В противоположность Триго, Куцая Радость сиял от удовольствия, безусловно довольный впечатлением, произведенным на зрителей демонстрацией силы его товарища, тем более что, лишившись ног, он считал мускулы гиганта своими; возможно, он просто радовался тому, как ловко успел осуществить задуманное: пока Триго был в центре всеобщего внимания, он, держа в руке большой плоский камень, просунул его под жернов, положив таким образом, чтобы огромная каменная глыба, прикрывавшая тюремное окошко, встала на плоскую поверхность камня, что позволяло теперь ее передвинуть и ребенку.
Нищих проводили в столовую; и здесь Триго снова представился случай заслужить восторженные похвалы солдат.
После того как он проглотил целый котелок супа, ему дали еще четыре порции мяса и два пайковых хлеба.
Триго съел первый хлеб с двумя порциями мяса; затем, словно вкусовые качества пищи зависели от порядка ее приема, он взял второй хлеб, разломил пополам, и, сделав в середине углубление, проглотил в качестве развлечения вынутый хлебный мякиш, положил туда мясо, затем сложил обе половинки и с самым невозмутимым видом вонзился в них зубами, что вызвало всеобщее ликование присутствовавших и громкие крики "браво".
Не прошло и пяти минут, как весь хлеб был смолочен, словно его поместили между двумя жерновами, похожими на те, что поднимал Триго на удивление публики. От хлеба остались одни только крошки, и Триго, казалось готовый начать все сначала, бережно собрал их в ладонь и отправил в рот.
Ему тут же принесли еще один хлеб, и, хотя он был черствый, Триго расправился с ним так же, как и с двумя предыдущими.
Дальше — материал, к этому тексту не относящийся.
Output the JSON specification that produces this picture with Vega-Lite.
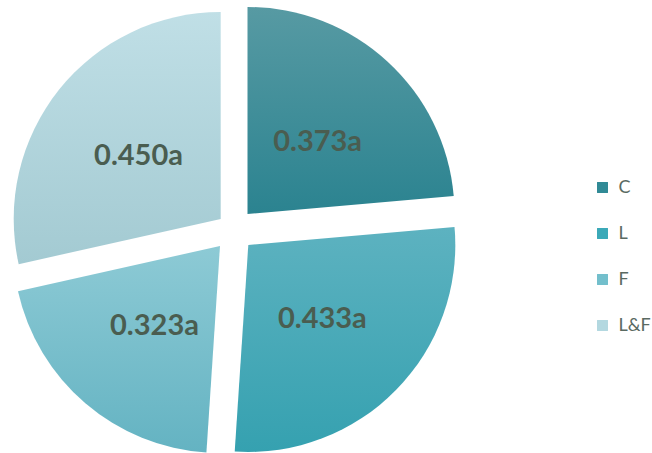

Солдаты никак не могли успокоиться: они охотно бы пожертвовали всей своей провизией, лишь бы довести опыт до конца, однако сержант счел нужным проявить благоразумие и положить конец их научному любопытству.
Куцая Радость снова стал задумчивым, что тут же заметили солдаты.
— Эй, послушай, ты ешь и пьешь, — сказал ему капрал, — за счет своего товарища, а это несправедливо; мне кажется, если бы ты спел нам какую-нибудь песенку, то смог бы сам расплатиться за свою долю.
— Верно! — подхватил сержант.
— Давай песню, — закричали солдаты, — и тогда будет полный праздник.
— Гм! Я знаю немало песен, — сказал Куцая Радость.
— Тем лучше, начинай!
— Да, но мои песни могут вам не понравиться.
— Лишь бы только это не были ваши заунывные напевы, с которыми разве что можно хоронить черта. А так нам все понравится, что бы ты ни спел: мы в Сен-Коломбене непривередливы.
— Да, — сказал Куцая Радость, — я понимаю, вам здесь скучно.
— Смертельно! — заметил сержант.
— Мы не просим, чтобы ты пел, как господин Нурри, — вставил слово один из солдат родом из Парижа.
— И чем смешнее будет песня, — добавил другой солдат, — тем лучше.
— Раз я ел ваш хлеб и пил ваше вино, — произнес Куцая Радость, — я не имею права отказываться, но, повторяю, возможно, вам не понравятся мои песни.
И он запел:
Куцей Радости не дали допеть до конца. После первых слов удивление солдат тут же сменилось криками негодования; десяток солдат бросились к нему, а сержант, схватив его за горло, повалил на пол.
— Ах ты мерзавец! — воскликнул он. — Я проучу тебя, будешь знать, как петь песни, прославляющие бандитов!
Не успел сержант закончить свою фразу, сопровождаемую излюбленными ругательствами, как Триго с горевшими от гнева глазами раскидал набросившихся на Куцую Радость солдат и, оттолкнув сержанта, встал впереди своего товарища с таким угрожающим видом, что солдаты на несколько секунд замерли в нерешительности.
Однако эти вояки, устыдившись, что они спасовали перед безоружным человеком, выхватили из ножен сабли и бросились на нищих.
— Убьем их! Убьем их! — кричали они. — Это шуаны!
— Вы просили какую-нибудь песню; я же вас предупреждал, что песни, которые я знаю, могут вам не понравиться! — крикнул Куцая Радость так громко, что перекричал всех. — Вам не надо было настаивать. Так почему вы жалуетесь?
— Раз ты не знаешь других песен, кроме той, что мы сейчас услышали, — ответил сержант, — значит, ты мятежник и тебя надо арестовать.
— Я знаю песни, которые нравятся селянам, чьей милостыней я живу. Неужели несчастный инвалид, как я, или идиот, как мой приятель, могут представлять для вас серьезную опасность? Возьмите нас под стражу, если вам так хочется, но такой арест не делает вам чести.